• Exercise brief:
Give the number of lines below that contain "chart", with no other output.

• Supplied information:
[start]

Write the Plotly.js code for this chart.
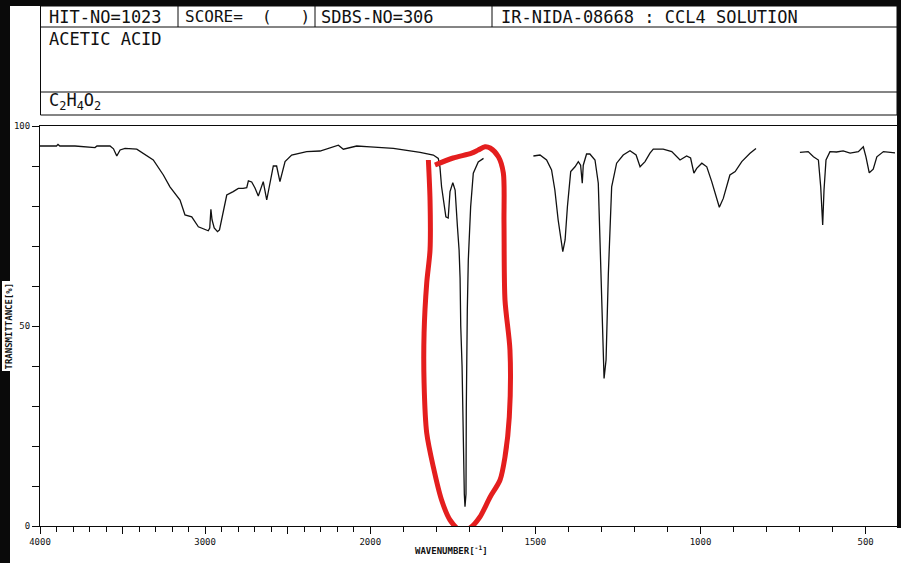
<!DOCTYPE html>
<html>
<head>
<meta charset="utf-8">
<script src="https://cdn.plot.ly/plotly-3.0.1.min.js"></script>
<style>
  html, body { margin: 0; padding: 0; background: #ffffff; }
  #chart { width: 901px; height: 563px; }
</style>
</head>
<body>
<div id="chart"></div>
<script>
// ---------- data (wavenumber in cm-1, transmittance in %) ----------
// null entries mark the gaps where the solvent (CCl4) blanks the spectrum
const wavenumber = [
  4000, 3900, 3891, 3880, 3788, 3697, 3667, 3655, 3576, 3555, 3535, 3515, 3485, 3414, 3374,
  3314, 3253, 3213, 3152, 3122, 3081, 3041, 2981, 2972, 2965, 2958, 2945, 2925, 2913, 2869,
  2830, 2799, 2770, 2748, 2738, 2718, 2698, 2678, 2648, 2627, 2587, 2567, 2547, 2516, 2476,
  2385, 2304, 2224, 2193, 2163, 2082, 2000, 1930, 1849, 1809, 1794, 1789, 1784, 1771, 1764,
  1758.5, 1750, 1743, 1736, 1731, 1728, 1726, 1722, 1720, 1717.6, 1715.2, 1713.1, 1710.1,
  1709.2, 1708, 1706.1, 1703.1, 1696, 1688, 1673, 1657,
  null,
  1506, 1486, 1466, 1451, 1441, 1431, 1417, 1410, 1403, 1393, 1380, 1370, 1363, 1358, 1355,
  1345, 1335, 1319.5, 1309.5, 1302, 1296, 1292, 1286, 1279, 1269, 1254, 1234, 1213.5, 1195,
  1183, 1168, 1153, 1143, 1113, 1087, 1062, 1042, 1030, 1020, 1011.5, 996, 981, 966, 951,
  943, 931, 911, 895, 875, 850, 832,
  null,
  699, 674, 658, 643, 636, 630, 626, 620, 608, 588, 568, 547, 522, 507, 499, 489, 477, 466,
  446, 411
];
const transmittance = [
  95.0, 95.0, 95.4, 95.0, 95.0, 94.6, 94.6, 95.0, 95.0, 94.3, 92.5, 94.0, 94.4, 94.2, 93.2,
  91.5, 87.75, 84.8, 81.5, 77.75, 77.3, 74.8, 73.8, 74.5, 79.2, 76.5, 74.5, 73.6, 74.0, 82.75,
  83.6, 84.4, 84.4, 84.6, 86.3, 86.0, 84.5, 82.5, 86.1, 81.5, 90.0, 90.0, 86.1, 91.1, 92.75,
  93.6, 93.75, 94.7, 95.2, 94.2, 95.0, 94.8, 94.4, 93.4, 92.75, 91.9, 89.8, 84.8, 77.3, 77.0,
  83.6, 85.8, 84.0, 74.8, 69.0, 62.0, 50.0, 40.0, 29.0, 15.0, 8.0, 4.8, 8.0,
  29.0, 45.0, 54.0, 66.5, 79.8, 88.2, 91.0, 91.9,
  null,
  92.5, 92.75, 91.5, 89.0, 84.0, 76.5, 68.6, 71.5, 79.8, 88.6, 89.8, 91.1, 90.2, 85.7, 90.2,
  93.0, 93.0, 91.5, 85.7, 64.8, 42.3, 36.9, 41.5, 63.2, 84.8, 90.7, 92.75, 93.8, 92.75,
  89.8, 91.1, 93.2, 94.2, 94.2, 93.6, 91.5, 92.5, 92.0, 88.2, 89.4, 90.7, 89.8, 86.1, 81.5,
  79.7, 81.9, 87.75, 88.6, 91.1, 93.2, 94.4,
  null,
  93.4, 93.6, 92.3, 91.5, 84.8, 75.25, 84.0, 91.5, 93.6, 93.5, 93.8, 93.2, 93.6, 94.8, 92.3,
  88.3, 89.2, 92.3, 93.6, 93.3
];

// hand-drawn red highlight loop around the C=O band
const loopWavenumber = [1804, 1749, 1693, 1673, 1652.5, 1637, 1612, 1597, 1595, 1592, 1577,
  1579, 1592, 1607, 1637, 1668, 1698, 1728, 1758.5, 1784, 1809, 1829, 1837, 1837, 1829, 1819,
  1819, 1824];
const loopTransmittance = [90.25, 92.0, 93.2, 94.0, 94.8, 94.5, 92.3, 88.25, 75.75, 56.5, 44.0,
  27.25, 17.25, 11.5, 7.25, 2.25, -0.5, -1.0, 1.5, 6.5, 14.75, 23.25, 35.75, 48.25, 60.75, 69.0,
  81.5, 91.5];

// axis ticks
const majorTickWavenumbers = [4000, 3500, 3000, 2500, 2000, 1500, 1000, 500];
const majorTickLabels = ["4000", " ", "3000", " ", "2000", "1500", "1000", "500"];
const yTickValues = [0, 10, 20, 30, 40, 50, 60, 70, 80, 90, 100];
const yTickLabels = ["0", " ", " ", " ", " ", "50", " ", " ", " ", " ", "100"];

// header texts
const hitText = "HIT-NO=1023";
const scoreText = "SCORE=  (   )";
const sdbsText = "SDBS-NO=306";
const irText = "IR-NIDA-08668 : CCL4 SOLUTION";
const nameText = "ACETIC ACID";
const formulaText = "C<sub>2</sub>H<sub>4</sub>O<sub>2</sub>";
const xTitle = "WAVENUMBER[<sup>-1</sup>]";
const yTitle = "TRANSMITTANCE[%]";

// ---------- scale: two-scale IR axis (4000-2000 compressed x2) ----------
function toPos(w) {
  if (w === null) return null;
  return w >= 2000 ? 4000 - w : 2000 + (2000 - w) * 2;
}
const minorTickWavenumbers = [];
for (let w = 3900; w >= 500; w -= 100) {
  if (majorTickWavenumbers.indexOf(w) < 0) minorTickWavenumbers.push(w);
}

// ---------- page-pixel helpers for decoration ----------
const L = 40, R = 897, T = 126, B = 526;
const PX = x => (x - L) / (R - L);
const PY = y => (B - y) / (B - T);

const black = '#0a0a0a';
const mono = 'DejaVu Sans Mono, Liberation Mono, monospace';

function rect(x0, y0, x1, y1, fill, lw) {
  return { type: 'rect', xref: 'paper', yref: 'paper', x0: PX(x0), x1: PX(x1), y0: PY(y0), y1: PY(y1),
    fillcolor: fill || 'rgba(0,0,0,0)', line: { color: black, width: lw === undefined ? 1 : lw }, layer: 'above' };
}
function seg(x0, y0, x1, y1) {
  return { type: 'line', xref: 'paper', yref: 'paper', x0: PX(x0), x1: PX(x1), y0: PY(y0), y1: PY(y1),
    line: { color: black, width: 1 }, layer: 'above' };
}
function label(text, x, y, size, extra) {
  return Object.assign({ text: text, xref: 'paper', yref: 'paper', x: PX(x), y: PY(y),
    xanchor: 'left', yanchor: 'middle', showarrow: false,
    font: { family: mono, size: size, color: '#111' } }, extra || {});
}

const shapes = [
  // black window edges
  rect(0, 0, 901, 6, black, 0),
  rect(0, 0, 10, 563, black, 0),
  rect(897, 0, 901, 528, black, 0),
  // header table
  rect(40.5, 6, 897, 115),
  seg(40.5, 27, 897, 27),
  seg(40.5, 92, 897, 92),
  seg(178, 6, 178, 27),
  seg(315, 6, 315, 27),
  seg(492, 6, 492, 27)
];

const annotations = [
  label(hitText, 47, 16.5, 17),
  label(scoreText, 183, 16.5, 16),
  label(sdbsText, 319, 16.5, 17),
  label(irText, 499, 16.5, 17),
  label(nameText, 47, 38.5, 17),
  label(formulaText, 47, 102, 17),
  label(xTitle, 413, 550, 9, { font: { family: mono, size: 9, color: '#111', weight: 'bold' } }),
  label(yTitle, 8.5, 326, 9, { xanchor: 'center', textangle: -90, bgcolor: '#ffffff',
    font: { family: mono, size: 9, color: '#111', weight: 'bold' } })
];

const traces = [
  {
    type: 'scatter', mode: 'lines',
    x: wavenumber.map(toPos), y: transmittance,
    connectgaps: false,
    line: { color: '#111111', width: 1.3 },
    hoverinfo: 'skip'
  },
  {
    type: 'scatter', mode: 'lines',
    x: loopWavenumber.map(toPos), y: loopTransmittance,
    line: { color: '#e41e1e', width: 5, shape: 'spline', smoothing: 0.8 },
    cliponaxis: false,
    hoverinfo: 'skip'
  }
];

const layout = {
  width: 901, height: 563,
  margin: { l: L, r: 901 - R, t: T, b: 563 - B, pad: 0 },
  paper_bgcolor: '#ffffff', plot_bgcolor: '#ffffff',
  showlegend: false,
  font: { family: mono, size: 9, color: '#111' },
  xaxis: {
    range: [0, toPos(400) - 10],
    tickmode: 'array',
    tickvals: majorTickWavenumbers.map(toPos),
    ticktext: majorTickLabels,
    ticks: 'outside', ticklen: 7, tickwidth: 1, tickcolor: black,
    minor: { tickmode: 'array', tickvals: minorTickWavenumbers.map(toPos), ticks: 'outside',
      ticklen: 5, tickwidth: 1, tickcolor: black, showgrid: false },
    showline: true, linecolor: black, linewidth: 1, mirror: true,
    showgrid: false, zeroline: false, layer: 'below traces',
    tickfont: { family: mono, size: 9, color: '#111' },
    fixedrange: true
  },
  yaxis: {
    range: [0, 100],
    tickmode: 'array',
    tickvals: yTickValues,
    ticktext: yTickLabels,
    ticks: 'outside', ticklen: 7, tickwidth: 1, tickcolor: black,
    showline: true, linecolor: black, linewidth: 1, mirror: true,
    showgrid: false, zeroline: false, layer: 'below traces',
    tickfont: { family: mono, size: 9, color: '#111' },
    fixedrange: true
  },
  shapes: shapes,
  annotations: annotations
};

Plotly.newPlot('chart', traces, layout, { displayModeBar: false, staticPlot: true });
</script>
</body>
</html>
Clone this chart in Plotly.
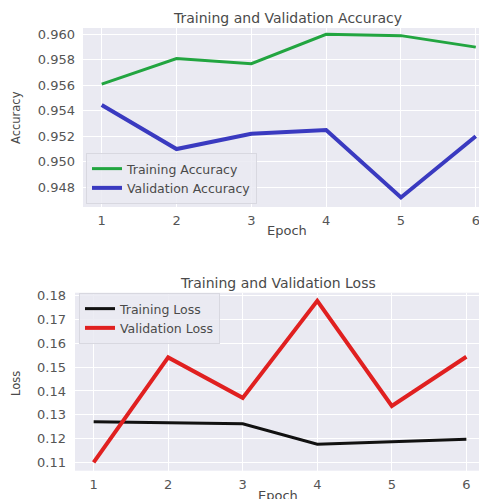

[end]

• Problem solution:
5